I'm reading 'The Schwarz Lemma' by Sean Dineen, and was wondering if anyone could expand on an assertion he makes. On page 59, he considers the following domain in two complex variables:
Fix $r, s$ such that $0<r<1$ and $0<s<1$. Let $\mathcal D = \mathbb D^2 \setminus \left\{ (z, w); |z|<r \text{ and } |w|>s \right\}$.
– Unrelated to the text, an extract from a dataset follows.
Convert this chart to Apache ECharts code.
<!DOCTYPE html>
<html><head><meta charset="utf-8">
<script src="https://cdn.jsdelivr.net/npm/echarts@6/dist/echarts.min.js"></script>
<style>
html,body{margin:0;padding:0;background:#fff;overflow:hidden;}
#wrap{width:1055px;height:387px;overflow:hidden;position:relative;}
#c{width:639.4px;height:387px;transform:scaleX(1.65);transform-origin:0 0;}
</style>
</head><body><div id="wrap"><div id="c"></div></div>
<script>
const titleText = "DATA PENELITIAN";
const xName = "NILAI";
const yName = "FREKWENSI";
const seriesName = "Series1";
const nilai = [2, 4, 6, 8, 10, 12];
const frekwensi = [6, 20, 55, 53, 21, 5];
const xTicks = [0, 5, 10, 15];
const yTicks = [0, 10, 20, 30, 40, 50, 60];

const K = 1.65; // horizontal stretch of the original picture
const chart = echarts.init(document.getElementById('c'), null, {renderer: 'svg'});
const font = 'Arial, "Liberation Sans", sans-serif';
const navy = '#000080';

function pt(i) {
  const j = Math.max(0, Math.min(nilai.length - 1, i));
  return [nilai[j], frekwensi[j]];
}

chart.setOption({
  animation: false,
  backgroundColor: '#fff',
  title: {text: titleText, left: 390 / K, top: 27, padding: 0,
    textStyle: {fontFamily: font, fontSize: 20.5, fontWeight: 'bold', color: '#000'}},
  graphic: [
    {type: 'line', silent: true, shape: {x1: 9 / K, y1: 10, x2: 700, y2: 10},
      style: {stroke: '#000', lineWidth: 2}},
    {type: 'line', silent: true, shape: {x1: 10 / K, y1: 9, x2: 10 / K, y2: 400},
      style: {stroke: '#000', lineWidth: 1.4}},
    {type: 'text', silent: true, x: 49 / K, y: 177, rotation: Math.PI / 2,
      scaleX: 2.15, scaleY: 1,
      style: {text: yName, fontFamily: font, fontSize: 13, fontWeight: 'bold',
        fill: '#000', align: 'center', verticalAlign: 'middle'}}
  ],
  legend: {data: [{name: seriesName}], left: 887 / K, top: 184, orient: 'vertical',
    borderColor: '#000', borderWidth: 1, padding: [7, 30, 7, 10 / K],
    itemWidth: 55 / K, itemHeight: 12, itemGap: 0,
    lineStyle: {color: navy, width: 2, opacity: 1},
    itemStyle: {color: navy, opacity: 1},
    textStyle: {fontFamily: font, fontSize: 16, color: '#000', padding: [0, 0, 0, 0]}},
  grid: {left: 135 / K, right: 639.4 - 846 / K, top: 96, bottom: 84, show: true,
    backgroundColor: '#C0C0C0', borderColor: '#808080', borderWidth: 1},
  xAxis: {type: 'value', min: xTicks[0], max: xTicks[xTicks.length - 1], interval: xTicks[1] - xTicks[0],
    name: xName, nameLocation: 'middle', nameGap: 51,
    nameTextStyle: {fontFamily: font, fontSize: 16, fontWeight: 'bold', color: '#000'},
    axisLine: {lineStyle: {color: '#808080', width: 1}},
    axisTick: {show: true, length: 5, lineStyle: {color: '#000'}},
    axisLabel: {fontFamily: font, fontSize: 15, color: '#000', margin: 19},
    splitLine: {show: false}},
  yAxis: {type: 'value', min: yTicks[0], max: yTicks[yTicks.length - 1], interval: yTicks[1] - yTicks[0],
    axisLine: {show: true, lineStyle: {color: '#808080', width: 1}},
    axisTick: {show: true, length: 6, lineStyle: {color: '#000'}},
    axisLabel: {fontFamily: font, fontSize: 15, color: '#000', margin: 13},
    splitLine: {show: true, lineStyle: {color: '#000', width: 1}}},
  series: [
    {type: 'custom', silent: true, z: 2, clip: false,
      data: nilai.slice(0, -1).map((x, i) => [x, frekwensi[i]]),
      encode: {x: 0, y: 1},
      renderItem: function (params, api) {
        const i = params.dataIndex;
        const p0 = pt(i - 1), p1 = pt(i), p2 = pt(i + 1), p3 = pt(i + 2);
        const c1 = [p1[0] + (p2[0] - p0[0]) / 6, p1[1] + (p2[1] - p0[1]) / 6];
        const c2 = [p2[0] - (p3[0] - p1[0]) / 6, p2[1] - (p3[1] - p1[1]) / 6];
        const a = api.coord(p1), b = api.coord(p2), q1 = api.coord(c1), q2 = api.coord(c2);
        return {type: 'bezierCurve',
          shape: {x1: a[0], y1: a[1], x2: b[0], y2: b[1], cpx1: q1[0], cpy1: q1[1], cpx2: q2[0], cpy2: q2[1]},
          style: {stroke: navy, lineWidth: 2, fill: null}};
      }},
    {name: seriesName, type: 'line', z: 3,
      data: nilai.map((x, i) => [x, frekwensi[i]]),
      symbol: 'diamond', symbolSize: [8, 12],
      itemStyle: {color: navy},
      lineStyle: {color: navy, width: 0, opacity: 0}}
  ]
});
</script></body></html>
Then says: 'Using the distinguished boundary of the bidisc $\mathbb D^2$, the Cauchy integral formula in two variables, and the maximum modulus theorem we see that each $f\in H(\mathcal D, \mathbb D)$ can be extended to an element of $H(\mathbb D^2, \mathbb D).$'
Now I'm trying to go through all these steps. Obviously the distinguished boundary of $\mathbb D^2$ is $\left\{(z,w): |z|=1,|w|=1 \right\}$, so is it just a question of specifying the function that extends from $\mathcal D$ to $\mathbb D^2$, ie. the function given by the Cauchy integral formula over the distinguished boundary? That is, $$f(\zeta) = \frac{1}{(2 \pi i)^2} \int_{|z|=1} \int_{|w|=1} \frac{f(z, w)}{(z-\zeta_1)(w-\zeta_2)} dz dw$$
That's all I've come up with so far, but it seems there's more work involved. Any help would be great. Thanks in advance.
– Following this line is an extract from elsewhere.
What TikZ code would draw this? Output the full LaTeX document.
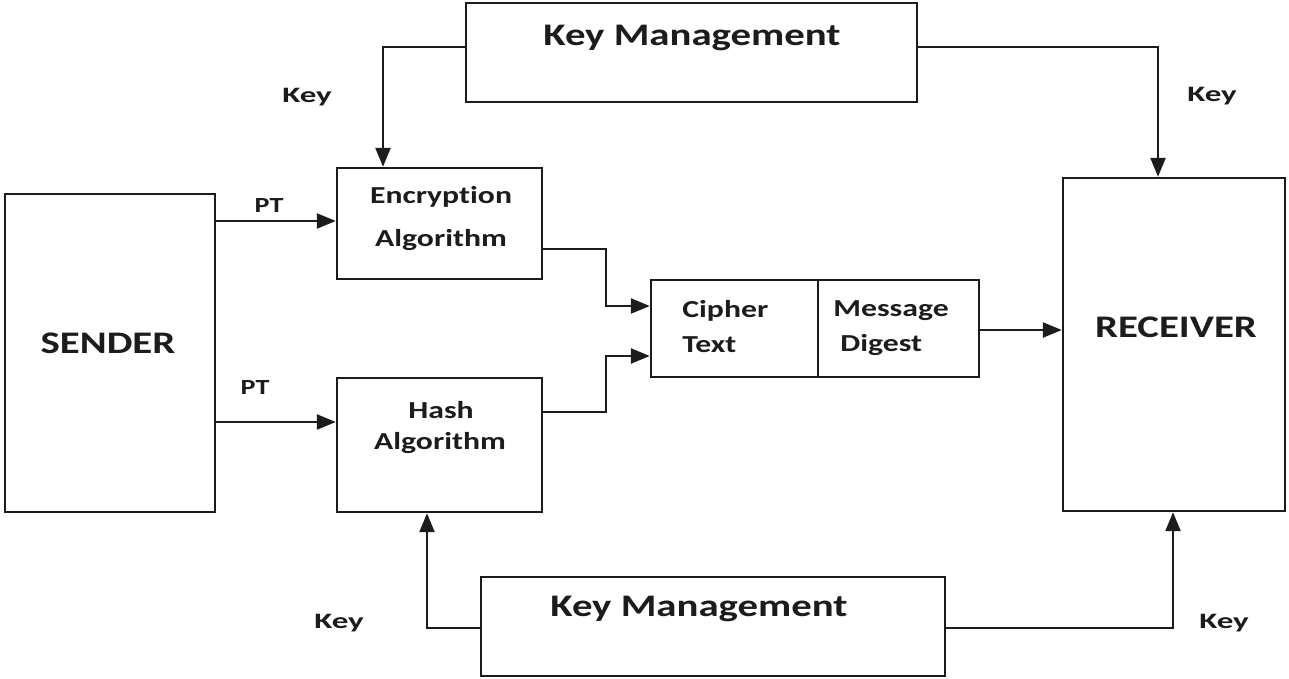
\documentclass[tikz,border=0pt]{standalone}
\usepackage{fontspec}
\setmainfont{Carlito}[FakeStretch=1.3, Ligatures=NoCommon]
\newfontfamily\widefont{Carlito}[FakeStretch=1.5, Ligatures=NoCommon]
\usetikzlibrary{arrows.meta,fit}
\definecolor{ink}{HTML}{1C1C1C}
\begin{document}
\begin{tikzpicture}[x=0.5pt,y=-0.5pt,
  box/.style={draw=ink, line width=1.2pt, inner sep=0pt, rectangle},
  conn/.style={draw=ink, line width=1.2pt, -{Triangle[length=9.5pt,width=7.5pt]}},
  big/.style={text=ink, inner sep=0pt, font=\bfseries\fontsize{15.7}{18}\selectfont},
  mid/.style={text=ink, inner sep=0pt, font=\bfseries\fontsize{12.2}{14}\selectfont},
  small/.style={text=ink, inner sep=0pt, font=\bfseries\fontsize{10.8}{13}\selectfont},
  keylbl/.style={text=ink, inner sep=0pt, font=\widefont\bfseries\fontsize{11}{13}\selectfont}]
\useasboundingbox (0,0) rectangle (1289,679);

% boxes
\node[box, fit={(5,194) (215,512)}] (sender) {};
\node[box, fit={(337,168) (542,279)}] (enc) {};
\node[box, fit={(337,378) (542,512)}] (hash) {};
\node[box, fit={(651,280) (818,377)}] (cipher) {};
\node[box, fit={(818,280) (979,377)}] (digest) {};
\node[box, fit={(1063,178) (1285,511)}] (recv) {};
\node[box, fit={(466,3) (917,102)}] (kmtop) {};
\node[box, fit={(481,577) (945,676)}] (kmbot) {};

% box texts
\node[big] (tsender) at (108,343) {SENDER};
\node[big] (trecv) at (1176,327) {RECEIVER};
\node[big] (tkmtop) at (692,38) {Key Management};
\node[big] (tkmbot) at (699,609) {Key Management};
\node[mid] (tenc1) at (441,197) {Encryption};
\node[mid] (tenc2) at (441,240) {Algorithm};
\node[mid] (thash1) at (441,410) {Hash};
\node[mid] (thash2) at (440,443) {Algorithm};
\node[mid, anchor=west] (tcip1) at (682,311) {Cipher};
\node[mid, anchor=west] (tcip2) at (682,345) {Text};
\node[mid, anchor=west] (tmd1) at (833,311) {Message};
\node[mid, anchor=west] (tmd2) at (840,345) {Digest};

% connector labels
\node[small] (pt1) at (269,205) {PT};
\node[small] (pt2) at (255,387) {PT};
\node[keylbl] (k1) at (307,97) {Key};
\node[keylbl] (k2) at (1212,96) {Key};
\node[keylbl] (k3) at (339,623) {Key};
\node[keylbl] (k4) at (1224,623) {Key};

% connectors
\draw[conn] (kmtop.west |- 0,47) -| (enc.north -| 383,0);
\draw[conn] (kmtop.east |- 0,47) -| (recv.north -| 1158,0);
\draw[conn] (sender.east |- 0,221) -- (enc.west |- 0,221);
\draw[conn] (sender.east |- 0,422) -- (hash.west |- 0,422);
\draw[conn] (enc.east |- 0,249) -| (606,306) -- (cipher.west |- 0,306);
\draw[conn] (hash.east |- 0,412) -| (606,356) -- (cipher.west |- 0,356);
\draw[conn] (digest.east |- 0,330) -- (recv.west |- 0,330);
\draw[conn] (kmbot.west |- 0,628) -| (hash.south -| 427,0);
\draw[conn] (kmbot.east |- 0,628) -| (recv.south -| 1173,0);
\end{tikzpicture}
\end{document}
The distinguished boundary is right, but you don't really want to use it as you stated, as the function is not even defined there. You could use the distinguished boundary of a slightly smaller bidisk. That is $$ g(\zeta) = \frac{1}{(2 \pi i)^2} \int_{|z|=r_0} \int_{|w|=s_0} \frac{f(z, w)}{(z-\zeta_1)(w-\zeta_2)} dw dz $$
As long as $r < r_0 < 1$ and $0 < s_0 < 1$.
You really need show
1) that the function $g$ you get by the integral formula has anything to do with $f$. You can do that by considering the inside integral (The one in $dw$ first. You can see that this is just the one dimensional integral and for any fixed $z$ with $|z|=r_0 > r$, for all $\zeta_2$ with $|\zeta_2| < s_0$ $$ f(z,\zeta_2) = \frac{1}{2\pi i} \int_{|w|=s_0} \frac{f(z, w)}{(w-\zeta_2)} dw $$ Therefore $$ g(\zeta) = \frac{1}{2 \pi i} \int_{|z|=r_0} \frac{f(z, \zeta_2)}{(z-\zeta_1)} dz $$ Now $f$ is holomorphic for all $(z,\zeta_2)$ when $|\zeta_2| < s$. So for small $\zeta_2$ which are small, then $f$ is holomorphic for all $$ g(\zeta) = \frac{1}{2 \pi i} \int_{|z|=r_0} \frac{f(z, \zeta_2)}{(z-\zeta_1)} dz = f(\zeta) $$ The function $g$ is holomorphic, so by identity theorem it has to equal to $f$ for all $\zeta$.
2) Take $r_0$ and $s_0$ to 1 to get it for the entire bidisc.
3) The maximum principle is used to show that you still have a function to a disc.